--- BEGIN ---

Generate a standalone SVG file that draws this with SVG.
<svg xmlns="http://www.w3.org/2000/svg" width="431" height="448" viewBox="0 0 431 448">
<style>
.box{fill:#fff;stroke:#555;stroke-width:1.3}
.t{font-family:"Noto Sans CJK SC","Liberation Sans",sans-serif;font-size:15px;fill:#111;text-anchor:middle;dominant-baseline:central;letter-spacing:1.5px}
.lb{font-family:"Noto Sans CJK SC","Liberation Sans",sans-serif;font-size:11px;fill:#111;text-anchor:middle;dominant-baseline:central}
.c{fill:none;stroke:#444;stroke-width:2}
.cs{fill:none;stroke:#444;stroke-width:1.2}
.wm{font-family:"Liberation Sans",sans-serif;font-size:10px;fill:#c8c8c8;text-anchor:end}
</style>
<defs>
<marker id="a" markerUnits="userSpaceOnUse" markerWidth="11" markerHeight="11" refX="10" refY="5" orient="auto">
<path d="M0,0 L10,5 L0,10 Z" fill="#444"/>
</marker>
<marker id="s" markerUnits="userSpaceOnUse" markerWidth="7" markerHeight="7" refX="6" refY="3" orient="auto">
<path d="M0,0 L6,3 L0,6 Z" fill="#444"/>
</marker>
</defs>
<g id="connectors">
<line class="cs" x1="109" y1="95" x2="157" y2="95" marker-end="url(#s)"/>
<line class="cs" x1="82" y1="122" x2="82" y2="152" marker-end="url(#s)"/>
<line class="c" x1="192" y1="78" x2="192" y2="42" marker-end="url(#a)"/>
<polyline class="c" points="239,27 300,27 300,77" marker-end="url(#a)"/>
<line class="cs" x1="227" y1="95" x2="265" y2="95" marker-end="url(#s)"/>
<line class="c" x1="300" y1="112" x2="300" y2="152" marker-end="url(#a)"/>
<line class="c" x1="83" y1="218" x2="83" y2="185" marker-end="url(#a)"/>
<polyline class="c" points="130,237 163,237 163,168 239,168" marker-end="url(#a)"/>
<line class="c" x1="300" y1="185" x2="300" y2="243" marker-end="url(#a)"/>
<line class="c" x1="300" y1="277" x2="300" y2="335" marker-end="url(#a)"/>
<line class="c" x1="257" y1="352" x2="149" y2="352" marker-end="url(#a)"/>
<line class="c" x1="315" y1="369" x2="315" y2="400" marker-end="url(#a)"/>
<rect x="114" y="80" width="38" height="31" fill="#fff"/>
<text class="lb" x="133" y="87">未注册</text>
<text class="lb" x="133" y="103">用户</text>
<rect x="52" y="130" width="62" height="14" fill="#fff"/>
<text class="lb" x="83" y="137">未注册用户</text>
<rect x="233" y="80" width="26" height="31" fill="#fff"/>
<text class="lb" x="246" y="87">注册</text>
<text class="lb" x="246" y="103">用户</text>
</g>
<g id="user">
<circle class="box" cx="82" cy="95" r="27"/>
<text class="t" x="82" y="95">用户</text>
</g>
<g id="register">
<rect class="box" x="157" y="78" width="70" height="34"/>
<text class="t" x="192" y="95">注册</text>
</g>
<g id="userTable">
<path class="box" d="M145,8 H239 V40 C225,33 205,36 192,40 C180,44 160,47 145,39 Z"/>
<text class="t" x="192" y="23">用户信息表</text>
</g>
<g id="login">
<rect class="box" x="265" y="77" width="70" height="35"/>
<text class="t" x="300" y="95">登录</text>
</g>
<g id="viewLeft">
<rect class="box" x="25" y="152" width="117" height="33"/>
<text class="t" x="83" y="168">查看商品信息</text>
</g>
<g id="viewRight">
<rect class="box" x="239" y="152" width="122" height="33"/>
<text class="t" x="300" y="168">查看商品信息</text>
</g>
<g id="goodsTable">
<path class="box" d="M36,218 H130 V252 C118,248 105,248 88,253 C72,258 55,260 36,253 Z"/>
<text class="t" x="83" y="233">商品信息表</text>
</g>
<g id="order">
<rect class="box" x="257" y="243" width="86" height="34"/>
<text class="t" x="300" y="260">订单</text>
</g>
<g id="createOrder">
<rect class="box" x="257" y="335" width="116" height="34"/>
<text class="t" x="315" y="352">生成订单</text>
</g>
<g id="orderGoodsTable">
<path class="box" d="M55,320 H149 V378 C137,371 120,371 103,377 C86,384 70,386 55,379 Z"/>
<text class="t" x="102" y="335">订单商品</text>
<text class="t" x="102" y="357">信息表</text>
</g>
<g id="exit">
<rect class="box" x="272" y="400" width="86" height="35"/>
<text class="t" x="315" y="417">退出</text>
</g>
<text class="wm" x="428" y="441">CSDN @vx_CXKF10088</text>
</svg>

--- END ---

◆ Instructions for the task:
Restate the listing in full, word for word.

◆ Exercise output:
Generate a standalone SVG file that draws this with SVG.
<svg xmlns="http://www.w3.org/2000/svg" width="431" height="448" viewBox="0 0 431 448">
<style>
.box{fill:#fff;stroke:#555;stroke-width:1.3}
.t{font-family:"Noto Sans CJK SC","Liberation Sans",sans-serif;font-size:15px;fill:#111;text-anchor:middle;dominant-baseline:central;letter-spacing:1.5px}
.lb{font-family:"Noto Sans CJK SC","Liberation Sans",sans-serif;font-size:11px;fill:#111;text-anchor:middle;dominant-baseline:central}
.c{fill:none;stroke:#444;stroke-width:2}
.cs{fill:none;stroke:#444;stroke-width:1.2}
.wm{font-family:"Liberation Sans",sans-serif;font-size:10px;fill:#c8c8c8;text-anchor:end}
</style>
<defs>
<marker id="a" markerUnits="userSpaceOnUse" markerWidth="11" markerHeight="11" refX="10" refY="5" orient="auto">
<path d="M0,0 L10,5 L0,10 Z" fill="#444"/>
</marker>
<marker id="s" markerUnits="userSpaceOnUse" markerWidth="7" markerHeight="7" refX="6" refY="3" orient="auto">
<path d="M0,0 L6,3 L0,6 Z" fill="#444"/>
</marker>
</defs>
<g id="connectors">
<line class="cs" x1="109" y1="95" x2="157" y2="95" marker-end="url(#s)"/>
<line class="cs" x1="82" y1="122" x2="82" y2="152" marker-end="url(#s)"/>
<line class="c" x1="192" y1="78" x2="192" y2="42" marker-end="url(#a)"/>
<polyline class="c" points="239,27 300,27 300,77" marker-end="url(#a)"/>
<line class="cs" x1="227" y1="95" x2="265" y2="95" marker-end="url(#s)"/>
<line class="c" x1="300" y1="112" x2="300" y2="152" marker-end="url(#a)"/>
<line class="c" x1="83" y1="218" x2="83" y2="185" marker-end="url(#a)"/>
<polyline class="c" points="130,237 163,237 163,168 239,168" marker-end="url(#a)"/>
<line class="c" x1="300" y1="185" x2="300" y2="243" marker-end="url(#a)"/>
<line class="c" x1="300" y1="277" x2="300" y2="335" marker-end="url(#a)"/>
<line class="c" x1="257" y1="352" x2="149" y2="352" marker-end="url(#a)"/>
<line class="c" x1="315" y1="369" x2="315" y2="400" marker-end="url(#a)"/>
<rect x="114" y="80" width="38" height="31" fill="#fff"/>
<text class="lb" x="133" y="87">未注册</text>
<text class="lb" x="133" y="103">用户</text>
<rect x="52" y="130" width="62" height="14" fill="#fff"/>
<text class="lb" x="83" y="137">未注册用户</text>
<rect x="233" y="80" width="26" height="31" fill="#fff"/>
<text class="lb" x="246" y="87">注册</text>
<text class="lb" x="246" y="103">用户</text>
</g>
<g id="user">
<circle class="box" cx="82" cy="95" r="27"/>
<text class="t" x="82" y="95">用户</text>
</g>
<g id="register">
<rect class="box" x="157" y="78" width="70" height="34"/>
<text class="t" x="192" y="95">注册</text>
</g>
<g id="userTable">
<path class="box" d="M145,8 H239 V40 C225,33 205,36 192,40 C180,44 160,47 145,39 Z"/>
<text class="t" x="192" y="23">用户信息表</text>
</g>
<g id="login">
<rect class="box" x="265" y="77" width="70" height="35"/>
<text class="t" x="300" y="95">登录</text>
</g>
<g id="viewLeft">
<rect class="box" x="25" y="152" width="117" height="33"/>
<text class="t" x="83" y="168">查看商品信息</text>
</g>
<g id="viewRight">
<rect class="box" x="239" y="152" width="122" height="33"/>
<text class="t" x="300" y="168">查看商品信息</text>
</g>
<g id="goodsTable">
<path class="box" d="M36,218 H130 V252 C118,248 105,248 88,253 C72,258 55,260 36,253 Z"/>
<text class="t" x="83" y="233">商品信息表</text>
</g>
<g id="order">
<rect class="box" x="257" y="243" width="86" height="34"/>
<text class="t" x="300" y="260">订单</text>
</g>
<g id="createOrder">
<rect class="box" x="257" y="335" width="116" height="34"/>
<text class="t" x="315" y="352">生成订单</text>
</g>
<g id="orderGoodsTable">
<path class="box" d="M55,320 H149 V378 C137,371 120,371 103,377 C86,384 70,386 55,379 Z"/>
<text class="t" x="102" y="335">订单商品</text>
<text class="t" x="102" y="357">信息表</text>
</g>
<g id="exit">
<rect class="box" x="272" y="400" width="86" height="35"/>
<text class="t" x="315" y="417">退出</text>
</g>
<text class="wm" x="428" y="441">CSDN @vx_CXKF10088</text>
</svg>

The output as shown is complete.